Los factores de la actual crisis política germinan en julio de 1988. Entre 1992 y 1994 se robustecen. Se nutren con el fin del ejido que convierte a 3 millones de campesinos en involuntarios propietarios y vendedores de parcelas, y los sucesivos asesinatos del Cardenal Posadas, Colosio y Ruiz Massieu. Crecen con la postulación priísta de ultratumba. Y se reproducen durante los comicios intermedios del sexenio de Ernesto Zedillo, realizados con base en la reforma y la ciudadanización electorales de 1996, vistas ambas como definitivas.
El ruido de una caterva de enanos de tapanco, enfrascada a fines de agosto de 1997 en una batalla campal para minimizar a la nueva minoría legislativa y desempeñar el papel protagónico en la instalación de la Cámara de Diputados, acaparó la atención de los agrupamientos cimeros del conservadurismo, los cuales ignoraron la pobreza en que habían caído 88 millones de habitantes con motivo de la inconsecuente apertura comercial de 1992, las "indispensables" transformaciones estructurales efectuadas durante los tres años anteriores y el desastre económico que comenzó el 19 de diciembre de 1994. La ciudadanización de los organismos electorales fue considerada como la solución a los males políticos de la República.
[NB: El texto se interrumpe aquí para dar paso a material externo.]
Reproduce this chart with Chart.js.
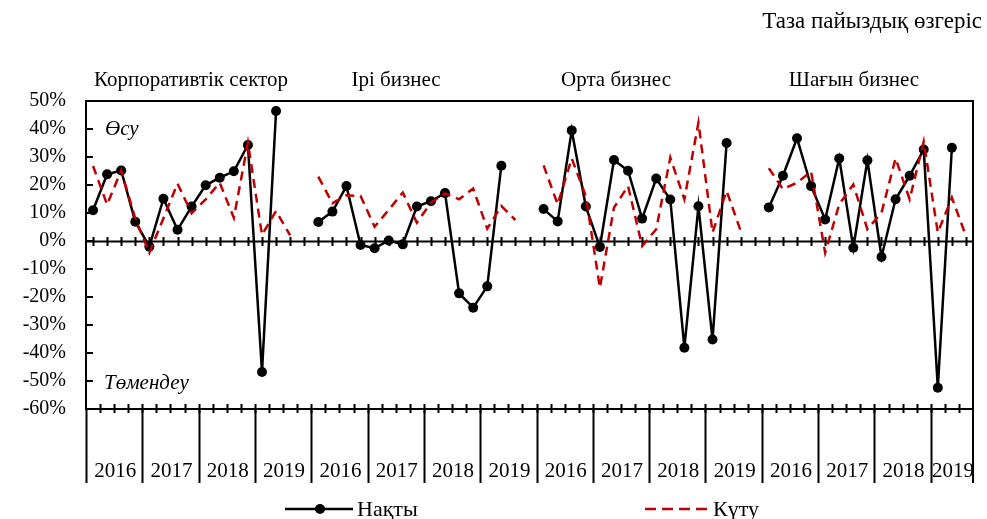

La República abstracta.
Quienes consolidaron la reforma, también se abstuvieron de considerar la pobreza en que sumieron a millones de habitantes las privatizaciones de la industria química, la minería, la siderurgia, y la apertura a la inversión extranjera directa de las manufacturas, las aseguradoras, la exhibición cinematográfica, la televisión estatal, las cadenas de tiendas departamentales y la banca. El pago de los 50 mil millones de dólares que el presidente Clinton facilitó en 1995 para evitar la final postración de la economía, hubo de garantizarlo el presidente Zedillo con una incosulta hipoteca petrolera y un plan de ajuste extremo. Quedaron cesantes miles de trabajadores más, y la nación pasó a ser gobernada por un grosero cártel de empresas comerciales.
La crisis postelectoral no se resolverá con las tradicionales componendas que Francisco Cárdenas Cruz denomina concertacesiones. La situación mexicana podría asimilarse a la francesa de junio de 1789, cuando cientos de delegados del tercer estado después de comparar sus precarias existencias, solicitaron una discusión política que el bonachón rey les niega. Al ver cerradas las puertas de los salones, se trasladaron al juego de pelota de Versalles donde el 17 de junio instalan la Asamblea Nacional. El 20 proclamaron su decisión de no dispersarse sino hasta después de dar a Francia una Constitución. El 14 de julio, la desposeída muchedumbre parisina asalta la Bastilla. La secundarían los campesinos en la provincia. El 4 de agosto la nobleza y el alto clero renuncian a sus privilegios. El 26 se hace pública la declaración de los derechos del hombre y del ciudadano. A una velocidad social sin precedentes, una población vista como palurda, analfabeta, ignorante, desinformada, acelera el derrumbe del régimen.
En unos cuantos días más se efectuará el rito del informe en un escenario que reproduce en símbolos las desigualdades que padece la gran mayoría de los mexicanos. El presidente seguramente señalará, como lo hiciera un antecesor, que a esos renegados "ni los oigo, ni los veo". Y quizá sea cierto. En las alturas del entorno iturbidista -monárquico, anacrónico, degradado-, los aplausos impiden escuchar demandas para reinstaurar la dignidad y la seguridad, dentro de un mundo manejado por minorías que reiteran cada día su desinterés por la vida y el bienestar de abultadas poblaciones nacionales.